Trade is so very important for these farmers.  One farmer, Tom Waters explained that:

“Getting these trade deals negotiated and in place can do nothing but help us, (and) help our price and our ability to feed the world, really.”

Farmers really do need to return to their engagement in global business, of which US-China trade is a huge part. Added to this fact is that since 2018’s reshaping of trade policy via the Trump administration, American farmers have been faced with “fluctuating prices and uncertain destinations for what they grow and harvest amid increasing tariffs on grain exports.”  The farmers really want trade (not aid) but they are facing demands from bankers who want to be paid.

Hopefully though the United States-Mexico-Canada (USMCA) Agreement will also provide help to farmers moving forward.

Tariff Collection Bolstering Economy

September figures for US import tariffs reached $7 billion. This marked a 9 percent hike from the month before and 59% jump year on year.  Trade Partnership – in conjunction with the Commerce Department – compiled the data which was released by the business/agricultural group collation, Tariffs Hurt the Heartland.

Tariffs have been collected by America historically but not on all items.  Now they are even heavier though.  Trump’s argument is that they are needed to get China to curtail the practices it is engaged in with its tariffs that excoriate companies in America.

Earlier this month, a Chinese Commerce Ministry spokesperson, Gao Feng said:

“Over the past two weeks, the two negotiating teams had serious and constructive discussions and agreed to remove the additional duties imposed on each other’s products in different phases after they make progress in reaching a deal. Both sides should simultaneously undo existing additional tariffs in the same proportion to reach phase one deal, and that is an important condition for signing a preliminary agreement. As for how much of the tariffs should be removed, the two countries can negotiate based on the content of the phase-one deal.”

It has also been reported from the White House that there is optimism surrounding the likelihood of the two sides “reaching an agreement soon.”

US Economic Ebbs and Flows

America’s economy has been indicating signs of solidity despite minor downturns reported in the third quarter.  While economists had indicated concern over a GDP dropoff, the ongoing US-China trade war did little for confidence in the business sector. 

With a 1.9 percent economic expansion in the summer, this figure – released by the Commerce Department – exceeded expectations.   According to Executive Director of US Economics Advisers, Ben Herzon:

“If I saw cracks in the consumer sector, I would be worried, but I don’t see that yet. The economy is not slowing into a recession.”

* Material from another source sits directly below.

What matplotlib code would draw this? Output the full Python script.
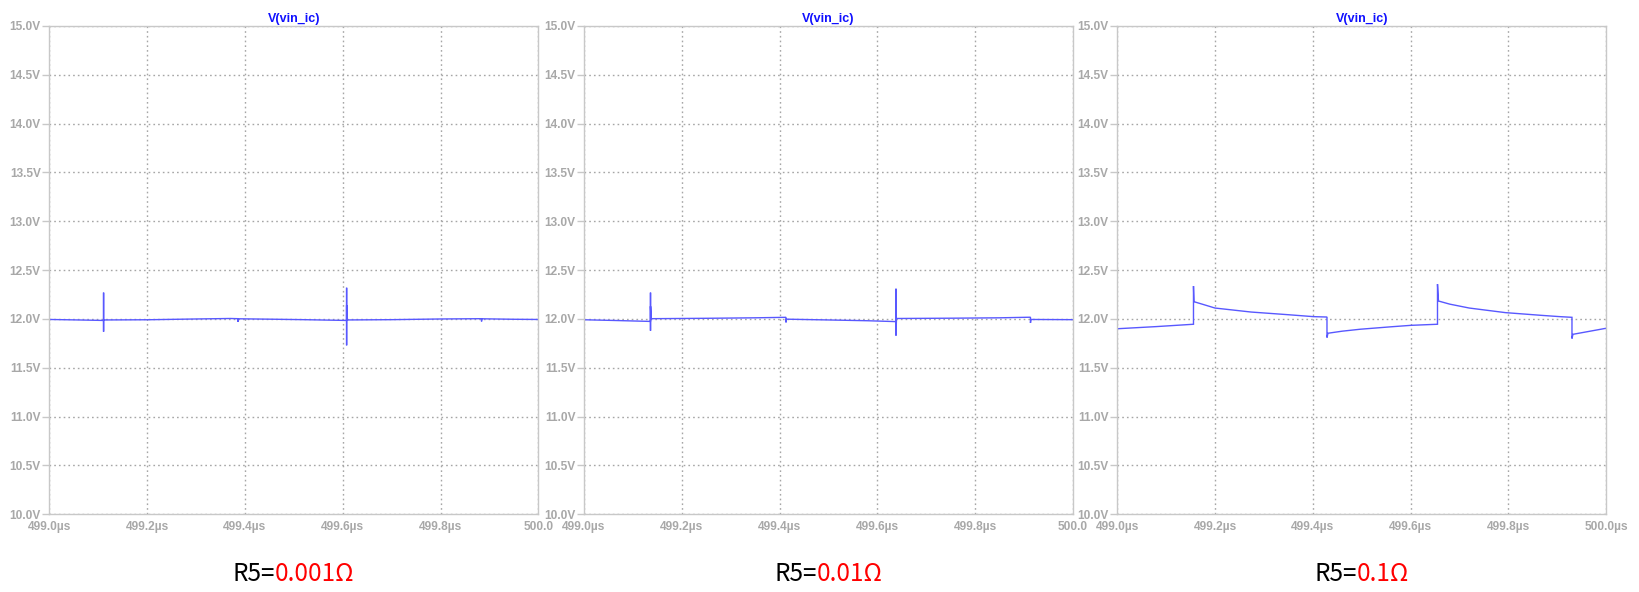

There was a definitive decline in business investment, research and development – 3 percent – as well as 15.3 percent drop in office and factory expenditure.

Business Activity: US

Economies, businesses, GDP, revenue – all encountering a reduced pace of movement.  America seems to be faring somewhat better – thankfully not yet feeling the impact of the interest rate cuts from central banks.  According to figures from the US Commerce Department however, concerns over international trade issues are undermining business activity in the nation.

According to a recent WSJ article however:

“a private survey of business activity separately indicated a slight uptick in U.S. business activity in October, up from earlier lows.”

Still, even though there are real concerns for a recession, other data is indicating that America’s economy is faring well, “reflect[ing] economic strength.”

In addition, last month unemployment fell to a 50 year low and there was a hike in retail sales more than anyone anticipated in August.  According to BCA Research Chief US Investment Strategist Doug Peta:

“While the survey data have been steadily disappointing expectations, hard data have been a source of positive surprises. The labor market remains vibrant enough to exert downward pressure on the unemployment rate, and services continue to expand despite the contraction in manufacturing, both here and abroad. The expansion has slowed, but it’s not finished yet.”